Doomsday Book Blu-ray Movie, Video Quality  4.5 of 5

Doomsday Book is presented on Blu-ray courtesy of Well Go USA with an AVC encoded 1080p transfer in 2.34:1. This is a fantastically sharp and precise looking high definition presentation, one marked by an appealing combination of natural film source elements with some expressive tweaking in the DI stage which subtly alters the image at various times. Colors are generally fairly accurate looking, with Brave New World having undergone the most drastic color grading once the zombie hordes start devouring everything in sight. All three segments have some inventive visual effects, and Happy Birthday has some very effective CGI in its closing moments, though some may find it too soft looking for their own particular taste. Contrast, black levels and shadow detail all remain strong and consistent through all three segments. There's one peculiar moment with a background projection toward the end of Heavenly Creature that looks like moiré, but I'm frankly not certain if it's not actually supposed to look like that.


Doomsday Book Blu-ray Movie, Audio Quality  4.5 of 5

Doomsday Book features a lossless DTS-HD Master Audio 5.1 mix in Korean that has a lot of well done surround activity in all three segments, though Heavenly Creature is by far the least immersive due to it being such a talky enterprise.

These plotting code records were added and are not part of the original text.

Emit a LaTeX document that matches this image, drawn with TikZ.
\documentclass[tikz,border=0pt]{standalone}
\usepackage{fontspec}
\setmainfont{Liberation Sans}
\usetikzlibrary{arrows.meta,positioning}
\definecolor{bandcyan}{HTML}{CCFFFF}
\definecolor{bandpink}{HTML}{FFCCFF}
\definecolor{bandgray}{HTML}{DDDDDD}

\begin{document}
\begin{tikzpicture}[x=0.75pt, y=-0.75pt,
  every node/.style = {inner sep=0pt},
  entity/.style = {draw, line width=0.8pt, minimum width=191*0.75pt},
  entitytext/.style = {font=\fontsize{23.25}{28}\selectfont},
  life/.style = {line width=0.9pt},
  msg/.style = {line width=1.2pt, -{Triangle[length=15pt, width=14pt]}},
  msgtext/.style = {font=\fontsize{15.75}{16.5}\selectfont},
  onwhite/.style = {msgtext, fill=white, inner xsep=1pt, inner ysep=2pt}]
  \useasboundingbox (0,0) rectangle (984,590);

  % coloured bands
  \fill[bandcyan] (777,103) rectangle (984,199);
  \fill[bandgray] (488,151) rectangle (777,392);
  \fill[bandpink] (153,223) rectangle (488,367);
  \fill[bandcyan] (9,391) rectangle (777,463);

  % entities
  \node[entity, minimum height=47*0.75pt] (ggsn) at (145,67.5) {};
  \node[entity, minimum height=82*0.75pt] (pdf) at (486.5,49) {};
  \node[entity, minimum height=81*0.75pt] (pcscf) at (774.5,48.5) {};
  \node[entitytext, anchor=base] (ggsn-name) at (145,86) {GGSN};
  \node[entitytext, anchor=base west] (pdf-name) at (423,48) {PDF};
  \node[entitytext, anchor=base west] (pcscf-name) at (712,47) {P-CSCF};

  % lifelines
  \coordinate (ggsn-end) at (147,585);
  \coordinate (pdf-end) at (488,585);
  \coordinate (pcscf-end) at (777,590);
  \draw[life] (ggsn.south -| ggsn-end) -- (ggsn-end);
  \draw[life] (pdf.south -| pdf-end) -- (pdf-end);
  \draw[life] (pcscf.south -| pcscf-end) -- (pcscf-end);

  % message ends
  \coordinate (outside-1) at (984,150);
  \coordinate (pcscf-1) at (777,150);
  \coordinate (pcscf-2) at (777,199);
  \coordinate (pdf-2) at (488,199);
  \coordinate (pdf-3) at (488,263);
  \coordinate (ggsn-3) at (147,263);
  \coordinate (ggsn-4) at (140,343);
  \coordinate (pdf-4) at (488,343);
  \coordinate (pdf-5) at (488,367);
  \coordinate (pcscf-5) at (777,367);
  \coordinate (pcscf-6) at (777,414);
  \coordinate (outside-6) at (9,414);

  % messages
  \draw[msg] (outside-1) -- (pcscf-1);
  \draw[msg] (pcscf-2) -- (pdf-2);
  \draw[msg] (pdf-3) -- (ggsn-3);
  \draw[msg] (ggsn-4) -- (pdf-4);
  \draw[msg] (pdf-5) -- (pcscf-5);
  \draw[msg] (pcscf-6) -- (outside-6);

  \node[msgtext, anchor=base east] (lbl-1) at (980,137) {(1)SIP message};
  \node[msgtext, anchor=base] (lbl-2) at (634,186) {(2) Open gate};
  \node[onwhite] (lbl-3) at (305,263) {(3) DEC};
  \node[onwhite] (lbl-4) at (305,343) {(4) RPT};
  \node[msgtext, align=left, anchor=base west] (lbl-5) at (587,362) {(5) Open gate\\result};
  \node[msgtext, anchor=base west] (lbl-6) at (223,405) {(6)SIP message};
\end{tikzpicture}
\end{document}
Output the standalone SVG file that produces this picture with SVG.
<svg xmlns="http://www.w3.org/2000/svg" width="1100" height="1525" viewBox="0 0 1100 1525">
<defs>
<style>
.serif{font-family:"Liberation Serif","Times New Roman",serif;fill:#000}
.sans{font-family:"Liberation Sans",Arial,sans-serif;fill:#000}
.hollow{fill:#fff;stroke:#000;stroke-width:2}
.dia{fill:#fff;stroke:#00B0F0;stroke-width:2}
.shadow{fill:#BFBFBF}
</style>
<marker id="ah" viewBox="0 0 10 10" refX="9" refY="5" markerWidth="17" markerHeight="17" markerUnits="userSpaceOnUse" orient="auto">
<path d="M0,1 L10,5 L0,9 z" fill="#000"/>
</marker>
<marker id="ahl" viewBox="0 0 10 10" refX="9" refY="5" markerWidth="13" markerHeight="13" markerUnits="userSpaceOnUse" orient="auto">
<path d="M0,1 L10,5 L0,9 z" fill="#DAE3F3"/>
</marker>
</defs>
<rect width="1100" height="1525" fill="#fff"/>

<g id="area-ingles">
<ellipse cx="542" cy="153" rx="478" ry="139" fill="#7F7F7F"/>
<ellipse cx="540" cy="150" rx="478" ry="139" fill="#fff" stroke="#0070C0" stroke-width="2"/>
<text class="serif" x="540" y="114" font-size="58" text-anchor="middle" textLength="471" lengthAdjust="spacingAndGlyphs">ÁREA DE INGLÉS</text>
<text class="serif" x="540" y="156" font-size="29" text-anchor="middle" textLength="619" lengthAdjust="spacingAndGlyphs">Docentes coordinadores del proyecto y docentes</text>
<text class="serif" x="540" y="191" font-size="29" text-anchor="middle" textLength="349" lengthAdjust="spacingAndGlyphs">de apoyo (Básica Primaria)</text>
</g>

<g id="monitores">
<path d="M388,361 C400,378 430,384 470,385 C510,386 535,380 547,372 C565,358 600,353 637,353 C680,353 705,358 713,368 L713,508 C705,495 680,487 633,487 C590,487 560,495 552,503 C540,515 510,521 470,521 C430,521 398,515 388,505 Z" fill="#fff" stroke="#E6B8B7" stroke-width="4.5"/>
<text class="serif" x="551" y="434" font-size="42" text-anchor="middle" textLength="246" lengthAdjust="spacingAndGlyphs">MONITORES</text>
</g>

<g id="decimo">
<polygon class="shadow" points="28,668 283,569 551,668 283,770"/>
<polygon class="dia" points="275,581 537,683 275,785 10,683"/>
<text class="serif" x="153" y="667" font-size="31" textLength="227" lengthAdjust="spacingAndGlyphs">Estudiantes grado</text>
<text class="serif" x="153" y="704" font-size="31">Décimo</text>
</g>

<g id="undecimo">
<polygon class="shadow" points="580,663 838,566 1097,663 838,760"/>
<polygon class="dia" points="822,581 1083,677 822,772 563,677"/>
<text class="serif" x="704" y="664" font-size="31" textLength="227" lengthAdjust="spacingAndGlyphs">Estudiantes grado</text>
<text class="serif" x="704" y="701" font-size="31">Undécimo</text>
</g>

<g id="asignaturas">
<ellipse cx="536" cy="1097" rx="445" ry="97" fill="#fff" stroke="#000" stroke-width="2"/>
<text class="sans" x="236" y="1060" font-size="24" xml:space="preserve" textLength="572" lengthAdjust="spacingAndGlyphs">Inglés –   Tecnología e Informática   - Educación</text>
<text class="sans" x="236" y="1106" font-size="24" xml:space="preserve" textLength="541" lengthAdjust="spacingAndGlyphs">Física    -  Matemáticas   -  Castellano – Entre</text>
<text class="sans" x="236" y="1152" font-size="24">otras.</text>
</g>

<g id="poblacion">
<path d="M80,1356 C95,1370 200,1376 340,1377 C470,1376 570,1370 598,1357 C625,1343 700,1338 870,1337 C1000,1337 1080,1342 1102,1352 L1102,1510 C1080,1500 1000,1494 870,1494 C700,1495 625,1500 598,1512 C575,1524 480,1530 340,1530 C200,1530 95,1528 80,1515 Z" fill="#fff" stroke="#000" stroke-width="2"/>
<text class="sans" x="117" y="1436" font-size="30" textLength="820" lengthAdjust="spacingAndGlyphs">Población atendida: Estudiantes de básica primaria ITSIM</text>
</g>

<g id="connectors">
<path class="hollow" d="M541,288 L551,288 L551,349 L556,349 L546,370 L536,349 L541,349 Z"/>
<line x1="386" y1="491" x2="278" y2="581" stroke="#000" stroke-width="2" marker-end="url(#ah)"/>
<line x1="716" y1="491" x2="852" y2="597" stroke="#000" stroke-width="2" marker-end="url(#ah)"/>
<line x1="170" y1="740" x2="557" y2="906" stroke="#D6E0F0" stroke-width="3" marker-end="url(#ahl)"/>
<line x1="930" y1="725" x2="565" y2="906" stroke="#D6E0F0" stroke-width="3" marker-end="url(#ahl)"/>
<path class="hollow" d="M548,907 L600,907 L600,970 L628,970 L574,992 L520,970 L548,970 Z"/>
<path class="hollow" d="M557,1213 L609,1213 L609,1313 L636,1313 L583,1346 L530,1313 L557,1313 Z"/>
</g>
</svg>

Brave New World features a couple of standout moments, including the overwhelming disco sequence, where both the bass heavy music as well as Yoon's interior thoughts, careen through the sound field like aural hallucinations. Happy Birthday also manages to recreate the claustrophobic confines of the bomb shelter where the family is staying extremely effectively, with a closed in sound and lack of any real ambient reverb. Fidelity is very strong throughout all three sequences and there's some appealing dynamic range as well.


Doomsday Book Blu-ray Movie, Special Features and Extras  0.5 of 5

  • Trailer (HD; 00:57)


Doomsday Book Blu-ray Movie, Overall Score and Recommendation  4.0 of 5

Doomsday Book may remind some of older anthology series like Rod Serling's Night Gallery, which would frequently have two or three segments filling out its hour. There's really not a whole whale of a lot linking these three stories together, despite the filmmakers' intent, but that's not to say each isn't enjoyable on its own merits. Brave New World is probably the most formulaic, despite its interesting association of tainted food with incipient zombiefication. Heavenly Creature is the most intellectually challenging, but suffers from being too didactic and talky. Happy Birthday is often very funny, but the humor has little to do with the putative apocalyptic focus of this trio of short films. Taken on their own merits and with appropriate expectations, however, there's a kind of goofy enjoyment that each of these offers. Recommended.